The Organisation of Petroleum Exporting Countries, (OPEC), says the Ɗangote Refinery is affecting European markets, noting that importation of petroleum products in Nigerian has dropped reasonably.

OPEC, in a report issued on Wednesday, disclosed that in the last quarter of 2024, “imports also declined, particularly oil product imports, improving the outlook for the external sector”.
Recall that in September last year, Ɗangote Refinery, a $20 billion project spearheaded by billionaire Aliko Ɗangote, officially begun petrol production, marking a significant milestone in Nigeria’s energy sector. Announcing the feat, Ɗangote said: “This refinery will fuel growth, development, and prosperity by supplying energy to our people.”

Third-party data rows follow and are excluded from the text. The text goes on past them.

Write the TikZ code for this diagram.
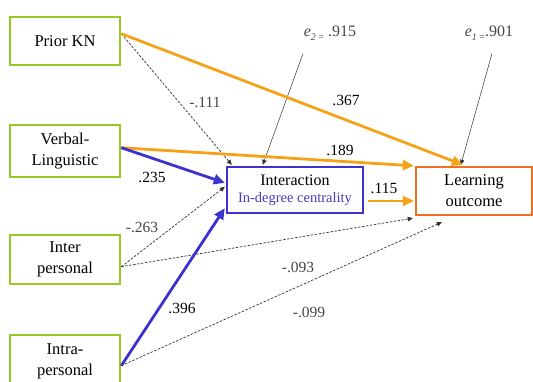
\documentclass[tikz,border=0pt]{standalone}
\usepackage{fontspec}
\setmainfont{Liberation Serif}
\usetikzlibrary{arrows.meta,calc}
\definecolor{boxgreen}{RGB}{150,200,40}
\definecolor{arrorange}{RGB}{246,162,24}
\definecolor{boxorange}{RGB}{240,112,32}
\definecolor{arrblue}{RGB}{60,50,205}
\definecolor{txtblue}{RGB}{70,60,190}
\definecolor{dashgray}{RGB}{50,50,50}
\definecolor{neggray}{RGB}{70,70,70}
\newcommand{\errsub}[1]{\raisebox{-4pt}{\fontsize{10}{10}\selectfont #1}}
\begin{document}
\begin{tikzpicture}[x=1pt,y=-1pt,
  srcbox/.style={draw=boxgreen,line width=2.6pt,minimum width=110pt,inner sep=0pt,align=center,font=\fontsize{16.5}{21}\selectfont},
  iabox/.style={draw=arrblue,line width=2.4pt,minimum width=136pt,minimum height=46pt,inner sep=0pt,align=center,font=\fontsize{16}{20}\selectfont},
  lobox/.style={draw=boxorange,line width=2.4pt,minimum width=116pt,minimum height=48pt,inner sep=0pt,align=center,font=\fontsize{16.5}{21}\selectfont},
  orarrow/.style={draw=arrorange,line width=2.8pt,-{Triangle[length=11pt,width=10pt]}},
  blarrow/.style={draw=arrblue,line width=2.8pt,-{Triangle[length=11pt,width=10pt]}},
  dasharrow/.style={draw=dashgray,line width=0.7pt,dash pattern=on 2.5pt off 1.5pt,-{Triangle[length=5pt,width=4.5pt]}},
  thinarrow/.style={draw=dashgray,line width=0.5pt,-{Triangle[length=5pt,width=4.5pt]}},
  poslbl/.style={font=\fontsize{15.5}{17}\selectfont,text=black,inner sep=0pt},
  neglbl/.style={font=\fontsize{15.5}{17}\selectfont,text=neggray,inner sep=0pt}
]
\useasboundingbox (0,0) rectangle (533,381);
\begin{scope}
\clip (0,0) rectangle (533,381);
% source boxes
\node[srcbox,minimum height=48pt] (pk) at (65,41) {Prior KN};
\node[srcbox,minimum height=52pt] (vl) at (65,151) {Verbal-\\Linguistic};
\node[srcbox,minimum height=49pt] (ip) at (65,259.5) {Inter\\personal};
\node[srcbox,minimum height=52pt] (ap) at (65,361) {Intra-\\personal};
% target boxes
\node[iabox] (ia) at (295,190) {Interaction\\[-3pt]{\color{txtblue}\fontsize{14.5}{17}\selectfont In-degree centrality}};
\node[lobox] (lo) at (474,191) {Learning\\outcome};
% error terms
\node[neglbl,font=\fontsize{16}{17}\selectfont] (e2) at (330,33) {\textit{e}\errsub{\textit{2} =} .915};
\node[neglbl,font=\fontsize{16}{17}\selectfont] (e1) at (489,33) {\textit{e}\errsub{\textit{1} =}.901};
\coordinate (e2s) at ($(e2.south)+(-27,13)$);
\coordinate (e1s) at ($(e1.south)+(3,13)$);
\draw[thinarrow] (e2s) -- ($(ia.north west)+(37,-1)$);
\draw[thinarrow] (e1s) -- ($(lo.north west)+(46,-1)$);
% Prior KN
\draw[dasharrow] ($(pk.north east)+(0,18)$) -- ($(ia.north west)+(6,-1)$);
\draw[orarrow] ($(pk.north east)+(0,18)$) -- ($(lo.north west)+(48,-1)$);
% Verbal
\draw[orarrow] ($(vl.north east)+(0,24)$) -- ($(lo.north west)+(-1,0)$);
\draw[blarrow] ($(vl.north east)+(0,24)$) -- ($(ia.north west)+(-1,17)$);
% Inter
\draw[dasharrow] ($(ip.north east)+(0,33)$) -- ($(ia.north west)+(-1,21)$);
\draw[dasharrow] ($(ip.north east)+(0,33)$) -- ($(lo.south west)+(-2,2)$);
% Intra
\draw[blarrow] ($(ap.north east)+(0,32)$) -- ($(ia.south west)+(-1,-6)$);
\draw[dasharrow] ($(ap.north east)+(0,32)$) -- ($(lo.south west)+(27,6)$);
% Interaction -> outcome
\draw[orarrow] ($(ia.east)+(4,11)$) -- ($(lo.west)+(-1,10)$);
\end{scope}
% labels
\node[neglbl] at (205,102) {-.111};
\node[poslbl] at (346,100) {.367};
\node[poslbl] at (340,150) {.189};
\node[poslbl] at (152,177) {.235};
\node[poslbl] at (384,188) {.115};
\node[neglbl] at (142,227) {-.263};
\node[neglbl] at (298,267) {-.093};
\node[poslbl] at (182,308) {.396};
\node[neglbl] at (309,312) {-.099};
\end{tikzpicture}
\end{document}
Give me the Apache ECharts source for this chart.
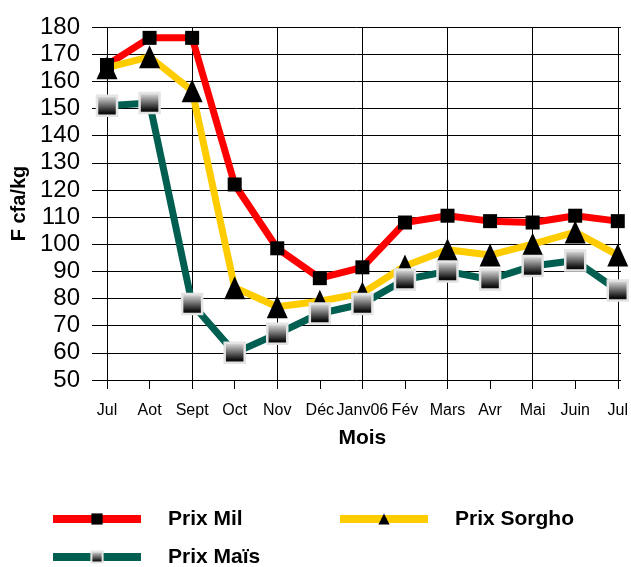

According to OPEC, the average daily crude production in Nigeria hit 1.507 million barrels in December. Its report noted that the Ɗangote Refinery, at 650,000 barrels per day (bpd) capacity, is 246,00bpd more than Shell’s Pernis refinery in the Netherlands. Also, BP Rotterdam, in the Netherlands, has 380,000 bpd capacity.
It said, “The on-going operational ramp-up efforts at Nigeria’s new Ɗangote refinery and its gasoline (petrol) exports to the international market will likely weigh further on the European gasoline market”.
“Continued gasoline production in Nigeria, a country that has relied heavily on imports to meet its domestic fuel needs in the past, will most likely continue to free up gasoline volumes in international markets, which will call for new destinations and flow adjustments for the extra volumes going forward”, OPEC further stated.